Wevers' 2006 crowded murmurs...thoughts for Spectrum was a chamber-sized dance that made charming use of its Mozart score. Fragments does the same, playing on our familiarity with some well-known arias from The Marriage of Figaro and The Magic Flute. The dancers lip-synch in grand operatic style, scratch their itches like puppies, and adjust their costumes. Here, ballet technique is about freedom, not power, and it seems that Kelly Ann Barton and Hannah Lagerway are set to burble their way around the stage for the duration of the work, until the score shifts to Mozart's Ave Verum. Lagerway strips off her flirty skirt and proceeds to turn herself inside out and upside down in an extended adagio that's all bent joints, like a colt learning to stand.
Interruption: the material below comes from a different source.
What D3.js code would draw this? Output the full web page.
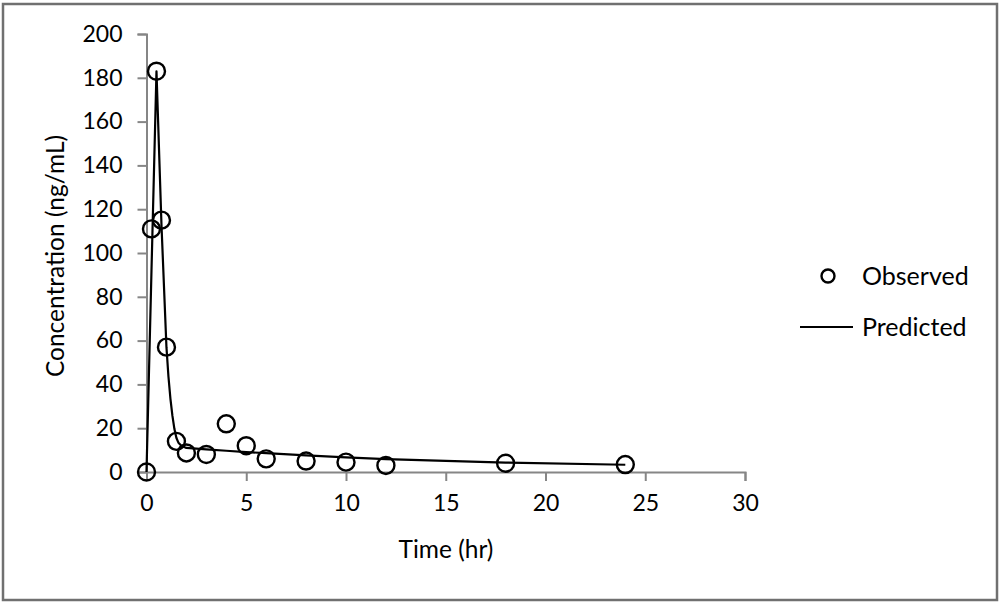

Probably the most effective part of the work has the least amount of movement, as Lagerway pauses for several breaths, upside down and all splayed out.

By his own estimation, Byrd has choreographed close to 100 pieces, and his experience really shines here. A duet from the 1992 Drastic Cuts shows him at his edgy best, as the dancers pace around the stage whipping off multiple turns and tricky footwork. He seems to take delight in quoting from the historical repertory—with moments from George Balanchine's Serenade salted through Cuts and references to Martha Graham's austere emotionalism in his 2007 Solo. Avian Pas is a revision of the white swan pas de deux in Swan Lake. Unlike his 2005 Sleeping Beauty Notebook, which was a serious revisioning of the ballet, this is primarily played for laughs rather than tragedy—more Carol Burnett than Matthew Bourne.